# [WRITTEN REQUEST]
Check every line below for the string "this", and copy the lines that contain it.

Rows from a dataset of charts and code:
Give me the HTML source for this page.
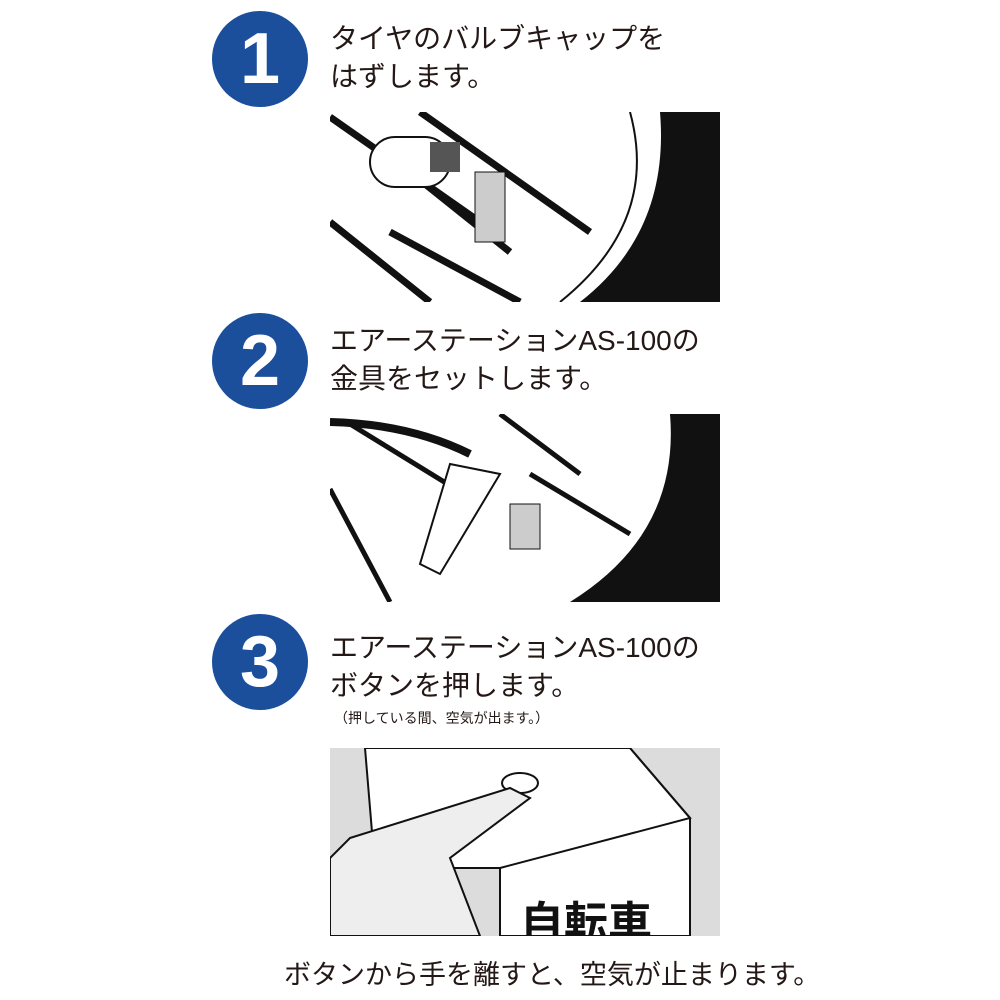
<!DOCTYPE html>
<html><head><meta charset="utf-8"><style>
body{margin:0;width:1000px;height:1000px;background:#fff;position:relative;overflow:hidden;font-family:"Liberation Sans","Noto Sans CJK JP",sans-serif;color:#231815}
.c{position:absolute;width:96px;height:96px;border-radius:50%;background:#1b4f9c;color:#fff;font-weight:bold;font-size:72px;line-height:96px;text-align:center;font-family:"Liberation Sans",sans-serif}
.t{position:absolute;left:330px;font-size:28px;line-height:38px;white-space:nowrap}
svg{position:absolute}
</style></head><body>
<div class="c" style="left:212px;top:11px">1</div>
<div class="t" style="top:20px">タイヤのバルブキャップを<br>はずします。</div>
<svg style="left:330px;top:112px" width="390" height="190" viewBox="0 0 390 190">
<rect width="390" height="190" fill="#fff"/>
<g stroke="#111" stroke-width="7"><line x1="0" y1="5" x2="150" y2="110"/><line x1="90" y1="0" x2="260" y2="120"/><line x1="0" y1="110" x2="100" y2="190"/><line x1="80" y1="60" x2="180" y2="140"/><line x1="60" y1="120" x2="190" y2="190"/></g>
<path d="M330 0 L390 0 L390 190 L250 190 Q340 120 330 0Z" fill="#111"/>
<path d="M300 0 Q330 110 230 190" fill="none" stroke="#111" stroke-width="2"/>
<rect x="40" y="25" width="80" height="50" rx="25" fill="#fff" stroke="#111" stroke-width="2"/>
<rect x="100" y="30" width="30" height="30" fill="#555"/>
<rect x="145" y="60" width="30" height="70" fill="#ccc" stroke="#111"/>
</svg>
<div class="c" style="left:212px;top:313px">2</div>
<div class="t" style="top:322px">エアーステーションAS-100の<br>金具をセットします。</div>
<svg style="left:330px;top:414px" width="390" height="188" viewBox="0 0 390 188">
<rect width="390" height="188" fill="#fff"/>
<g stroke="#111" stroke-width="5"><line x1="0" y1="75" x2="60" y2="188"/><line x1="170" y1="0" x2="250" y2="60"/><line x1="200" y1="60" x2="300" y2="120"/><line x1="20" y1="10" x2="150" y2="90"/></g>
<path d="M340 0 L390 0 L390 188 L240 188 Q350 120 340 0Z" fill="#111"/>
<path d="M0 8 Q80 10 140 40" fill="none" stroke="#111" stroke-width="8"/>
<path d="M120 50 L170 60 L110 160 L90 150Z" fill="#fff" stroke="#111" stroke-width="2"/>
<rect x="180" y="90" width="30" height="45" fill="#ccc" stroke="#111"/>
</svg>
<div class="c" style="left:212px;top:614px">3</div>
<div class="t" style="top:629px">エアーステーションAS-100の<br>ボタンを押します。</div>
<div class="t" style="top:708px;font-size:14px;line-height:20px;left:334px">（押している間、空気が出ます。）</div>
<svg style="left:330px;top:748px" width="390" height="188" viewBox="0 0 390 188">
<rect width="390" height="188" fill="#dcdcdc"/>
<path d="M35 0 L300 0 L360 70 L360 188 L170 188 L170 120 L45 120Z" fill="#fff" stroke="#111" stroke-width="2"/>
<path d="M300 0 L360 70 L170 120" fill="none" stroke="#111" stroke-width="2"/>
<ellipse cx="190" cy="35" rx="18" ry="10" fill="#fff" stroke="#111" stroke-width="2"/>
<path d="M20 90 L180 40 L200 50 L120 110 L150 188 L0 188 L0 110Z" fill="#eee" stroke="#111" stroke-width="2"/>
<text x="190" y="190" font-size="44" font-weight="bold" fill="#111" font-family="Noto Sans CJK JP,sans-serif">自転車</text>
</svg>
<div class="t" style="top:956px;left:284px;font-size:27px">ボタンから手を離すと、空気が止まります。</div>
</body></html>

--

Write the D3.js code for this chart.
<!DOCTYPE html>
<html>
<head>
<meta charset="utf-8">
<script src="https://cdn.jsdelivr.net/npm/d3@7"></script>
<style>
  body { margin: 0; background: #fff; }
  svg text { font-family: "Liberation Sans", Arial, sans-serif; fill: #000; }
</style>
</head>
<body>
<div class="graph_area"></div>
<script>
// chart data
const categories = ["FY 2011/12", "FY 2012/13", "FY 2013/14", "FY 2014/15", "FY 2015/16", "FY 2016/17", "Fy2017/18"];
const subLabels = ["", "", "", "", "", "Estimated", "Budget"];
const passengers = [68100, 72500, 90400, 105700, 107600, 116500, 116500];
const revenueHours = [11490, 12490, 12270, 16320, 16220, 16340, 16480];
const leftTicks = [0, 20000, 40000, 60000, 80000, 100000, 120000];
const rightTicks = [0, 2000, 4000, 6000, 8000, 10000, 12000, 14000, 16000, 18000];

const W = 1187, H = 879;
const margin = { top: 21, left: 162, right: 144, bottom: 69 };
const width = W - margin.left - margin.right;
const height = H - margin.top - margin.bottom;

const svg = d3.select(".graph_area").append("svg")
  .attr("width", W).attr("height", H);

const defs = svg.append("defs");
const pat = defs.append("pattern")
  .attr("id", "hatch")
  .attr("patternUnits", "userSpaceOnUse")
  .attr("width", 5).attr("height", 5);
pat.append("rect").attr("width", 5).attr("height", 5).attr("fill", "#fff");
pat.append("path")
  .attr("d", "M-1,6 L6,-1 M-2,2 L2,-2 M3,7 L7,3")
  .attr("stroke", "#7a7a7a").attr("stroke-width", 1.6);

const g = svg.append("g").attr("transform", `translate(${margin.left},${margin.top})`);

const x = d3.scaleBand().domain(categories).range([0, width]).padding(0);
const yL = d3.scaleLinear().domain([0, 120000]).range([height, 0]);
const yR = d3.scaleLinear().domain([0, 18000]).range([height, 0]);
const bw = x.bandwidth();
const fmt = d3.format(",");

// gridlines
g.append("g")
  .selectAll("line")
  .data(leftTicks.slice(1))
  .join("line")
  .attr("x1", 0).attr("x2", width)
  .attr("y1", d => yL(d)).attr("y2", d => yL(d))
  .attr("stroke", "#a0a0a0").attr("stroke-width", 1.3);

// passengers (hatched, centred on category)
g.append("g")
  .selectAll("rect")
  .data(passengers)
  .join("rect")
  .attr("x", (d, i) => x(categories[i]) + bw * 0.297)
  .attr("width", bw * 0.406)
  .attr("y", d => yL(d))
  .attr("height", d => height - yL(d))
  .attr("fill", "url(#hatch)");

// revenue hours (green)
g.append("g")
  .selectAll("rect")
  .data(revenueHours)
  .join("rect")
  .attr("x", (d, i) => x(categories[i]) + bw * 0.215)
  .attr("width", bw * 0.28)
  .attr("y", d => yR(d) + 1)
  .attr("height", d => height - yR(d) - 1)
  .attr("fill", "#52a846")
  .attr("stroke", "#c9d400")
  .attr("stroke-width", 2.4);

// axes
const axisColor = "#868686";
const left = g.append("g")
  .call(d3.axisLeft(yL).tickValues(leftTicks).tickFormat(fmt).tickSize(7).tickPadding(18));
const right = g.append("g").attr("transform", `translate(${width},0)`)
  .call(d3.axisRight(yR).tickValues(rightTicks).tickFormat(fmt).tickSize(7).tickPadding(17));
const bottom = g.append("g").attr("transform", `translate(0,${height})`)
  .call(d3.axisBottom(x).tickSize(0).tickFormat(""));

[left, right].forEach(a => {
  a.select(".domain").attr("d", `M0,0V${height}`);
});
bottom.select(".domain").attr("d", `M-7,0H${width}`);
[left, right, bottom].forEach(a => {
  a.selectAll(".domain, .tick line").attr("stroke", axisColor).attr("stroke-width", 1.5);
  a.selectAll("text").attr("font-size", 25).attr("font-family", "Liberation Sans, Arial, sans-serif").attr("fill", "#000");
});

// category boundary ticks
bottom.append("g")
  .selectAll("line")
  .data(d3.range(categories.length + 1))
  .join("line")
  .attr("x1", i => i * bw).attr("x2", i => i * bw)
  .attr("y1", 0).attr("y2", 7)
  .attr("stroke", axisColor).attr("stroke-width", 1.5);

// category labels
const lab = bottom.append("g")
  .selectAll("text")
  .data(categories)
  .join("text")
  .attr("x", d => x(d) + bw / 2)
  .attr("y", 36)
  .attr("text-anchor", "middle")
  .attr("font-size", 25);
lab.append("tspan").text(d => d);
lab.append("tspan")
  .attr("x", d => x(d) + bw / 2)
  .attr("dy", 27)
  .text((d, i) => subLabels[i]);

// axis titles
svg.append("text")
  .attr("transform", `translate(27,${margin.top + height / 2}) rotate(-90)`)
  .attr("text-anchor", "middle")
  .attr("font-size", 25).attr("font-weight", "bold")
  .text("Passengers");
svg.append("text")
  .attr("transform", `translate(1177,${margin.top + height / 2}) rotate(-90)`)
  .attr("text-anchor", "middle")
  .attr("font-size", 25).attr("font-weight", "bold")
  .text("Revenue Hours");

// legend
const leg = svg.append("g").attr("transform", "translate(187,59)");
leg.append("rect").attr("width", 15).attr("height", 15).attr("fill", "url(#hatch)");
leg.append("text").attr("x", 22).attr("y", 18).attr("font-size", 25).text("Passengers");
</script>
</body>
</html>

# [RESULT OF THE EXERCISE]
Give me the HTML source for this page.
Write the D3.js code for this chart.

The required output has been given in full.